Every Sunday the courtyard at First Presbyterian Church in downtown San Diego is filled with people, but they aren’t there for a traditional worship service. Instead, dozens of people experiencing homelessness line up to receive help and services, such as haircuts, meals and even medical care.
“Homeless patients sometimes have difficulty trusting establishment, and health care is one of them," said Dr. Aram Harijan.
Harijan has a private practice, but he is passionate about using his skills and knowledge to help those living on the streets.
“I was once homeless when I was 19, shortly after high school," said Harijan.
Originally an immigrant from Korea who made his way to North Carolina, Harijan said he spent about six months living in his car after he experienced domestic violence at home.
"I have really lived the American dream," said Harijan when elaborating on why he dedicates his time to volunteering.

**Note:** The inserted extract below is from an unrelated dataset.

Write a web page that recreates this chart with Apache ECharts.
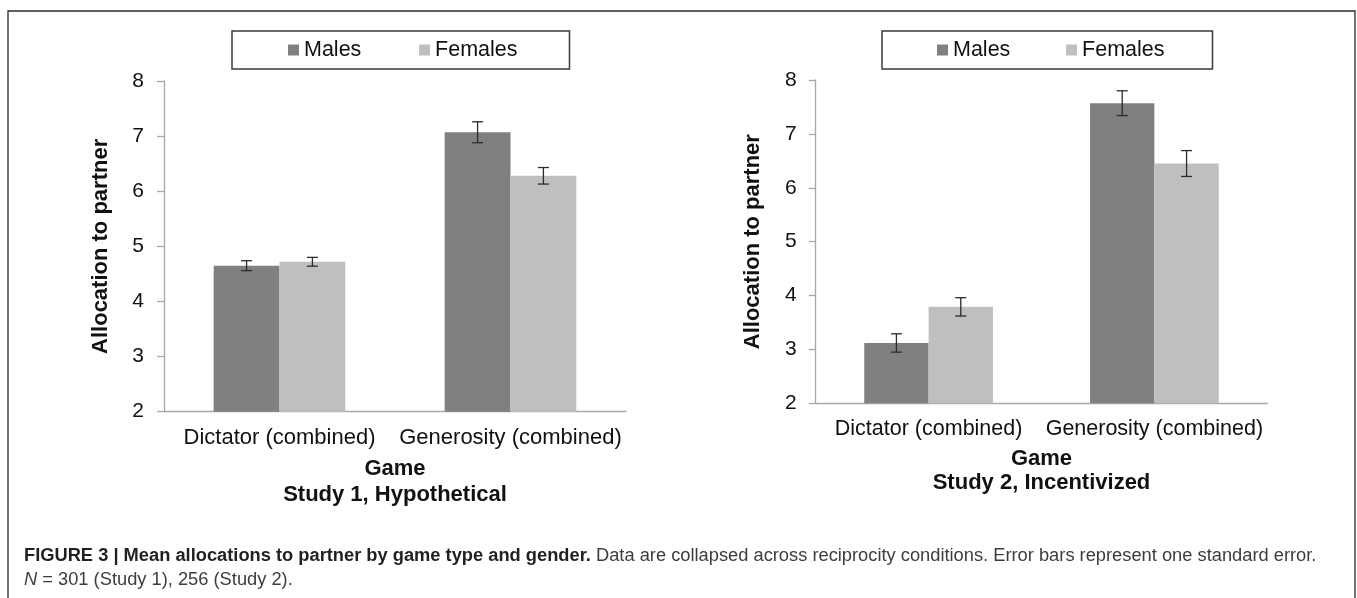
<!DOCTYPE html>
<html>
<head>
<meta charset="utf-8">
<script src="https://cdn.jsdelivr.net/npm/echarts@6/dist/echarts.min.js"></script>
<style>
html,body{margin:0;padding:0;background:#fff;}
#chart{width:1357px;height:598px;}
</style>
</head>
<body>
<div id="chart"></div>
<script>
// ---- data ----
const categories = ['Dictator (combined)', 'Generosity (combined)'];
const seriesNames = ['Males', 'Females'];
const study1Males = [4.65, 7.07];
const study1Females = [4.72, 6.28];
const study1MalesSE = [0.09, 0.19];
const study1FemalesSE = [0.08, 0.15];
const study2Males = [3.12, 7.57];
const study2Females = [3.79, 6.45];
const study2MalesSE = [0.17, 0.23];
const study2FemalesSE = [0.17, 0.24];
const yMin = 2, yMax = 8, yInterval = 1;
const xAxisTitle = 'Game';
const yAxisTitle = 'Allocation to partner';
const panelTitles = ['Study 1, Hypothetical', 'Study 2, Incentivized'];

// ---- styles ----
const FONT = '"Liberation Sans", Arial, Helvetica, sans-serif';
const MALE = '#808080', FEMALE = '#bfbfbf';
const AXIS = '#a8a8a8';
const BW = 0.285;
const CAP = 18.3;

const chart = echarts.init(document.getElementById('chart'), null, {renderer: 'canvas'});

function errRender(sign) {
  return function (params, api) {
    const i = api.value(0), v = api.value(1), se = api.value(2);
    const c = api.coord([i, v]);
    const band = api.size([1, 0])[0];
    const x = c[0] + sign * band * BW / 2;
    const top = api.coord([i, v + se])[1];
    const bot = api.coord([i, v - se])[1];
    const cap = 5.5;
    const st = {stroke: '#2b2b2b', lineWidth: 1.3};
    return {type: 'group', children: [
      {type: 'line', shape: {x1: x, y1: top, x2: x, y2: bot}, style: st},
      {type: 'line', shape: {x1: x - cap, y1: top, x2: x + cap, y2: top}, style: st},
      {type: 'line', shape: {x1: x - cap, y1: bot, x2: x + cap, y2: bot}, style: st}
    ]};
  };
}
function errData(vals, se) { return vals.map((v, i) => [i, v, se[i]]); }

function xAxisCfg(gi, fs) {
  return {
    type: 'category', gridIndex: gi, data: categories,
    axisLine: {lineStyle: {color: AXIS, width: 1.3}},
    axisTick: {length: 7, lineStyle: {color: AXIS, width: 1.3}},
    axisLabel: {interval: 0, hideOverlap: false, fontFamily: FONT, fontSize: fs, color: '#111', margin: 15, lineHeight: 22}
  };
}
function yAxisCfg(gi, margin) {
  return {
    type: 'value', gridIndex: gi, min: yMin, max: yMax, interval: yInterval,
    name: yAxisTitle, nameLocation: 'middle', nameGap: 52,
    nameTextStyle: {fontFamily: FONT, fontSize: 22, fontWeight: 'bold', color: '#111'},
    axisLine: {show: true, lineStyle: {color: AXIS, width: 1.3}},
    axisTick: {show: true, length: 7, lineStyle: {color: AXIS, width: 1.3}},
    splitLine: {show: false},
    axisLabel: {fontFamily: FONT, fontSize: 21, color: '#111', margin: margin}
  };
}
function legendCfg(left, pad, gap) {
  return {
    left: left, top: 31, data: seriesNames, icon: 'rect', itemWidth: 11, itemHeight: 11,
    itemGap: gap, padding: pad, borderColor: '#3a3a3a', borderWidth: 1.5, borderRadius: 0,
    textStyle: {fontFamily: FONT, fontSize: 21.5, color: '#111', lineHeight: 22}
  };
}
function barSeries(name, gi, data, color) {
  return {type: 'bar', name: name, xAxisIndex: gi, yAxisIndex: gi, data: data,
    barWidth: (BW * 100) + '%', barGap: '0%', itemStyle: {color: color}, silent: true};
}
function errSeries(gi, vals, se, sign) {
  return {type: 'custom', xAxisIndex: gi, yAxisIndex: gi, data: errData(vals, se),
    encode: {x: 0, y: 1}, renderItem: errRender(sign), z: 5, silent: true};
}

const option = {
  animation: false,
  backgroundColor: '#fff',
  grid: [
    {left: 164, top: 81, width: 462, height: 330.7},
    {left: 815.7, top: 80, width: 451.6, height: 323.3}
  ],
  legend: [
    legendCfg(232, [8, 52, 8, 56], 57.7),
    legendCfg(882, [8, 48, 8, 55], 55.7)
  ],
  xAxis: [xAxisCfg(0, 22), xAxisCfg(1, 21.5)],
  yAxis: [yAxisCfg(0, 20), yAxisCfg(1, 19)],
  series: [
    barSeries(seriesNames[0], 0, study1Males, MALE),
    barSeries(seriesNames[1], 0, study1Females, FEMALE),
    barSeries(seriesNames[0], 1, study2Males, MALE),
    barSeries(seriesNames[1], 1, study2Females, FEMALE),
    errSeries(0, study1Males, study1MalesSE, -1),
    errSeries(0, study1Females, study1FemalesSE, 1),
    errSeries(1, study2Males, study2MalesSE, -1),
    errSeries(1, study2Females, study2FemalesSE, 1)
  ],
  graphic: [
    {type: 'rect', shape: {x: 8, y: 11, width: 1347, height: 620}, style: {fill: 'none', stroke: '#2a2a2a', lineWidth: 1.3}, z: -1, silent: true},
    {type: 'text', x: 395, y: 469, style: {text: xAxisTitle, font: 'bold 22px ' + FONT, fill: '#111', align: 'center', verticalAlign: 'middle'}},
    {type: 'text', x: 395, y: 494.5, style: {text: panelTitles[0], font: 'bold 22px ' + FONT, fill: '#111', align: 'center', verticalAlign: 'middle'}},
    {type: 'text', x: 1041.5, y: 459, style: {text: xAxisTitle, font: 'bold 22px ' + FONT, fill: '#111', align: 'center', verticalAlign: 'middle'}},
    {type: 'text', x: 1041.5, y: 483, style: {text: panelTitles[1], font: 'bold 22px ' + FONT, fill: '#111', align: 'center', verticalAlign: 'middle'}},
    {type: 'text', x: 24, y: 556, style: {
      text: '{b|FIGURE 3 | Mean allocations to partner by game type and gender.}{r| Data are collapsed across reciprocity conditions. Error bars represent one standard error.}',
      align: 'left', verticalAlign: 'middle',
      rich: {
        b: {fontFamily: FONT, fontSize: CAP, fontWeight: 'bold', fill: '#231f20'},
        r: {fontFamily: FONT, fontSize: CAP, fill: '#3d3d3d'}
      }}},
    {type: 'text', x: 24, y: 580, style: {
      text: '{i|N}{r| = 301 (Study 1), 256 (Study 2).}',
      align: 'left', verticalAlign: 'middle',
      rich: {
        i: {fontFamily: FONT, fontSize: CAP, fontStyle: 'italic', fill: '#3d3d3d'},
        r: {fontFamily: FONT, fontSize: CAP, fill: '#3d3d3d'}
      }}}
  ]
};
chart.setOption(option);
</script>
</body>
</html>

Not only can patients be treated by doctors at the free clinic, but they can also take first aid supplies with them they might need, such as Narcan, bandages, vitamins, medicine and more.
“As the nation with the most amount of resources, we can try to provide equitable health care for everyone," said Harijan.
One person he treated at the free clinic said he is grateful for doctors like Harijan, who helped him with a brown recluse spider bite. “Living in a shelter there’s a lot of things that we can pick up,” said Brendan Lulofs.
Harijan hopes the stigma around people experiencing homelessness can evolve, and that more health care options will be offered to those in need.